◆ Directions: Starting with the first line of the data below, copy each line up to and including the one containing "6.8, 8.8, 9.3];". Pictures stay out.

◆ Available data:

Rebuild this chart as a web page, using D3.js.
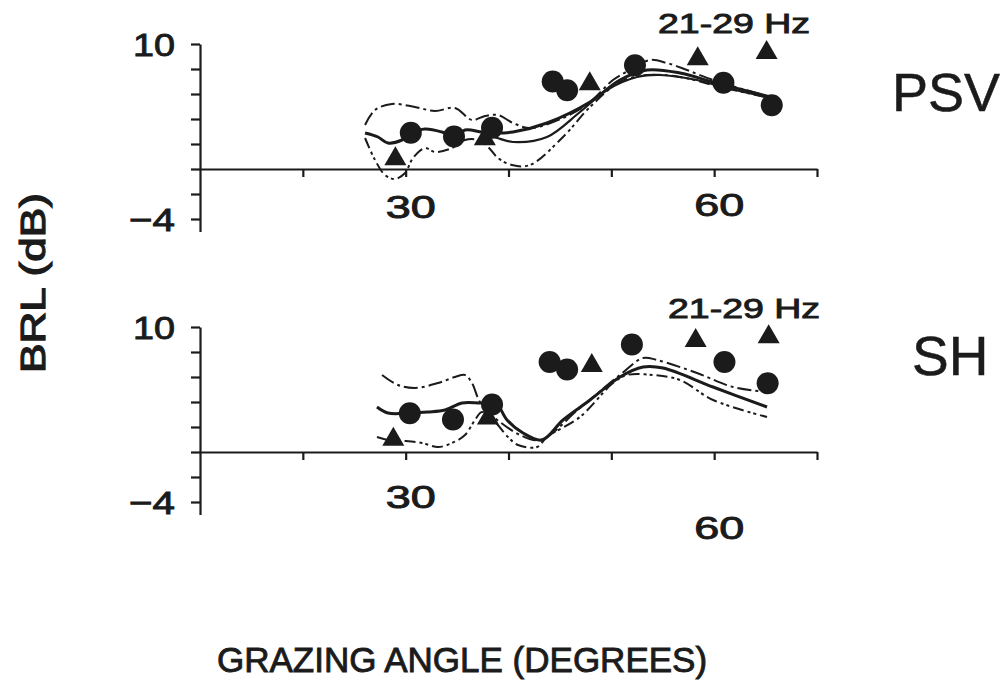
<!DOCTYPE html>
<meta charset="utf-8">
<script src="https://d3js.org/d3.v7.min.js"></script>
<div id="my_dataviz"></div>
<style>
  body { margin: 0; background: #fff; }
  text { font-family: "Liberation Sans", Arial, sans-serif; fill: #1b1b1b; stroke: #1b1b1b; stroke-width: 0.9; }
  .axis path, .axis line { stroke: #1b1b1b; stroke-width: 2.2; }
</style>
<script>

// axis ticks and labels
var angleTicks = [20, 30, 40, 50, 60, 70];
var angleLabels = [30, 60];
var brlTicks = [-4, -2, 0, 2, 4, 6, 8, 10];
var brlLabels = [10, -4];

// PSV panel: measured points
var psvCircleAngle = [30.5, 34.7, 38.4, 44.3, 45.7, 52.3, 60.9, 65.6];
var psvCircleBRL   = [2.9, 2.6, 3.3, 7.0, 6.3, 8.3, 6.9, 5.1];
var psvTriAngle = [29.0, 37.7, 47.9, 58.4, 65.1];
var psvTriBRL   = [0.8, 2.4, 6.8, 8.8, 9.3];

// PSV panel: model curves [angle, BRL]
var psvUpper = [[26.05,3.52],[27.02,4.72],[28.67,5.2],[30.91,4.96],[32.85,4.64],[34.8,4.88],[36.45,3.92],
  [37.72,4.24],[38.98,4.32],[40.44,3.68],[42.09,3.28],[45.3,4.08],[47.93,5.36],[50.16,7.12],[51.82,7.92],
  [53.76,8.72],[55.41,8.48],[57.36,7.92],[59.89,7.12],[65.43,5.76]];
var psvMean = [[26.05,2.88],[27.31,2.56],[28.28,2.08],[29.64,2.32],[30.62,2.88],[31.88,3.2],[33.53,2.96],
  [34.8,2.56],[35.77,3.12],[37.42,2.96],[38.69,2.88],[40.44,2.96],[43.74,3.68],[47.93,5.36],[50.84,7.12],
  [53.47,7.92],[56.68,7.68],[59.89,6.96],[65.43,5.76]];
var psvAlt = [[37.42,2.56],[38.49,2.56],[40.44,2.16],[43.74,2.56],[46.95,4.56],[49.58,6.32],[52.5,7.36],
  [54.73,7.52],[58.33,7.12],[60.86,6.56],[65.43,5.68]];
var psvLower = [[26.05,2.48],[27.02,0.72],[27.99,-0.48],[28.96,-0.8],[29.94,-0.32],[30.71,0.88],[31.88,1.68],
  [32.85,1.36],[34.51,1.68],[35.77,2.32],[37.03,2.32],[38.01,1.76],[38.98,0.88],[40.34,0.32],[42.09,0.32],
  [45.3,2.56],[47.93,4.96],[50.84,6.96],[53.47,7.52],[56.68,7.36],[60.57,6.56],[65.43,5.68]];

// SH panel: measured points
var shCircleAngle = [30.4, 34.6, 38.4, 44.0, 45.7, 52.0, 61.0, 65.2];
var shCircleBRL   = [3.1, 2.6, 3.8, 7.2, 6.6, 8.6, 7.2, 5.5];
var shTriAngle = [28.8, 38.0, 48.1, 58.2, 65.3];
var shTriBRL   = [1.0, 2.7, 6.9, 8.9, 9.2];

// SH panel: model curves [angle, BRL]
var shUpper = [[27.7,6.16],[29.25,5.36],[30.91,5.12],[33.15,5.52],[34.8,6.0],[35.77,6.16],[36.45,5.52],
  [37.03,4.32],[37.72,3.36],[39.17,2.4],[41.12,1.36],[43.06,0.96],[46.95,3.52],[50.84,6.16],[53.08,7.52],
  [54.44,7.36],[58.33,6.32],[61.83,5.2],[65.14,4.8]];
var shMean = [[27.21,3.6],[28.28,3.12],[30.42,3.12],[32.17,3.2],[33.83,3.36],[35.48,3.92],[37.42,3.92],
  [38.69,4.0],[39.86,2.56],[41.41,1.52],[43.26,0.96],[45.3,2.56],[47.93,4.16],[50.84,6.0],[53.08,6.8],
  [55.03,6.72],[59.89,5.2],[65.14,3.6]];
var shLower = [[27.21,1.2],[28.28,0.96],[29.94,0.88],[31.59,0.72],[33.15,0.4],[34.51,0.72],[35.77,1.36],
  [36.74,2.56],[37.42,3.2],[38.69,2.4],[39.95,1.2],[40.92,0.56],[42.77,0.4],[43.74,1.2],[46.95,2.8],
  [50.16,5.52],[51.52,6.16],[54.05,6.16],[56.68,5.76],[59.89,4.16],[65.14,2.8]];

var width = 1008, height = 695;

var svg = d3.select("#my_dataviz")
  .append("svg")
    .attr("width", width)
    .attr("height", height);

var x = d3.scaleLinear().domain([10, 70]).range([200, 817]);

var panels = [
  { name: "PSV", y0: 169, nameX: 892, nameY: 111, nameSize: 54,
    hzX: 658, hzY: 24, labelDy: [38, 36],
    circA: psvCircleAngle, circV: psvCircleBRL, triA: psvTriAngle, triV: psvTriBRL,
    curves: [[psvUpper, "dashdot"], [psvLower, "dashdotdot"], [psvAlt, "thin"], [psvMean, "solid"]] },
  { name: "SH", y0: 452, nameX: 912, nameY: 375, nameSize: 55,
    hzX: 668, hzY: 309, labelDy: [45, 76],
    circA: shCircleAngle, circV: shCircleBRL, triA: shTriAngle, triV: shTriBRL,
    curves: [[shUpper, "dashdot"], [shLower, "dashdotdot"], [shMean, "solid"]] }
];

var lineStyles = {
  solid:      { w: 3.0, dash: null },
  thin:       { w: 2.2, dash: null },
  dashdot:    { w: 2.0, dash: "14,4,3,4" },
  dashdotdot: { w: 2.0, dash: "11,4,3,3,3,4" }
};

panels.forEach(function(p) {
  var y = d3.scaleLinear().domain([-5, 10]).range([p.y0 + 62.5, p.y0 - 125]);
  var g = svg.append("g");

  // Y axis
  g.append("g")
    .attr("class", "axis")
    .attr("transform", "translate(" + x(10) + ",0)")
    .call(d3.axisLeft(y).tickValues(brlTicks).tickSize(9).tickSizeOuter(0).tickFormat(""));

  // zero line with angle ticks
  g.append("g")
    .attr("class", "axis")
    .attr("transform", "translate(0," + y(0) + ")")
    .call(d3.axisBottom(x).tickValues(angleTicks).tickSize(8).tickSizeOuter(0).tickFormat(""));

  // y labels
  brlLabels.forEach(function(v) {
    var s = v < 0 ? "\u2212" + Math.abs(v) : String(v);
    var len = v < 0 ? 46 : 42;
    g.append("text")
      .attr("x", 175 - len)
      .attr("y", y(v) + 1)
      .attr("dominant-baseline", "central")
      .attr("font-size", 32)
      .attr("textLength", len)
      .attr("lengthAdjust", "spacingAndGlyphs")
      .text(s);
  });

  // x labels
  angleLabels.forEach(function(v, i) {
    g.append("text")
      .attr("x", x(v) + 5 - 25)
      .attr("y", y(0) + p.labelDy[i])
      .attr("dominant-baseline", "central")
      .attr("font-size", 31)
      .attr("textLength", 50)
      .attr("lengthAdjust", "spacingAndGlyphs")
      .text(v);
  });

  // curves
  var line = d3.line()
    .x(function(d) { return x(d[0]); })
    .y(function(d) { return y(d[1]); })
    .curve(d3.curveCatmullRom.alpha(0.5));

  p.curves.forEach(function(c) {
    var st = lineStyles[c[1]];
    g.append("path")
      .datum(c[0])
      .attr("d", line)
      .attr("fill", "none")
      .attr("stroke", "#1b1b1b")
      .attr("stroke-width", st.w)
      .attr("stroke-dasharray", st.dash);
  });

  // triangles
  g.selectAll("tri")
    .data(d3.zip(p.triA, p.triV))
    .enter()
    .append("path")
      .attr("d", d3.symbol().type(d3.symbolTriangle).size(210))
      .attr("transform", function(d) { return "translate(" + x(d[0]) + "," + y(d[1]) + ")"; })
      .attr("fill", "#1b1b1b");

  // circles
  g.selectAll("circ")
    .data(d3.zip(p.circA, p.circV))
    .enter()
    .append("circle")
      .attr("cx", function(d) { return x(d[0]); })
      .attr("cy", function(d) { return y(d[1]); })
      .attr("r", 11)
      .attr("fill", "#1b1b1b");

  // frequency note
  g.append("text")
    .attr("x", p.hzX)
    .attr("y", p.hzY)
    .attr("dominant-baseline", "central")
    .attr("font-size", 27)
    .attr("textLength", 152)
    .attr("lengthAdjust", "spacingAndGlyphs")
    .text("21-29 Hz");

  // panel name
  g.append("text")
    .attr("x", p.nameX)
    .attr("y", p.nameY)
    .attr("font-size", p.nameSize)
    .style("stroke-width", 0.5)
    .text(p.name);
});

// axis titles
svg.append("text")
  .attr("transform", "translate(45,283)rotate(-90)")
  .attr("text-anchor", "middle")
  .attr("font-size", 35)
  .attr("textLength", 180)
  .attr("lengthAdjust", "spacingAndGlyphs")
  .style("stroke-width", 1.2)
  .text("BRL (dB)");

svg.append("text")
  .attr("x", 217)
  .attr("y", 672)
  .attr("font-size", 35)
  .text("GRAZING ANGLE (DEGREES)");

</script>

◆ Reply to the task:
Rebuild this chart as a web page, using D3.js.
<!DOCTYPE html>
<meta charset="utf-8">
<script src="https://d3js.org/d3.v7.min.js"></script>
<div id="my_dataviz"></div>
<style>
  body { margin: 0; background: #fff; }
  text { font-family: "Liberation Sans", Arial, sans-serif; fill: #1b1b1b; stroke: #1b1b1b; stroke-width: 0.9; }
  .axis path, .axis line { stroke: #1b1b1b; stroke-width: 2.2; }
</style>
<script>

// axis ticks and labels
var angleTicks = [20, 30, 40, 50, 60, 70];
var angleLabels = [30, 60];
var brlTicks = [-4, -2, 0, 2, 4, 6, 8, 10];
var brlLabels = [10, -4];

// PSV panel: measured points
var psvCircleAngle = [30.5, 34.7, 38.4, 44.3, 45.7, 52.3, 60.9, 65.6];
var psvCircleBRL   = [2.9, 2.6, 3.3, 7.0, 6.3, 8.3, 6.9, 5.1];
var psvTriAngle = [29.0, 37.7, 47.9, 58.4, 65.1];
var psvTriBRL   = [0.8, 2.4, 6.8, 8.8, 9.3];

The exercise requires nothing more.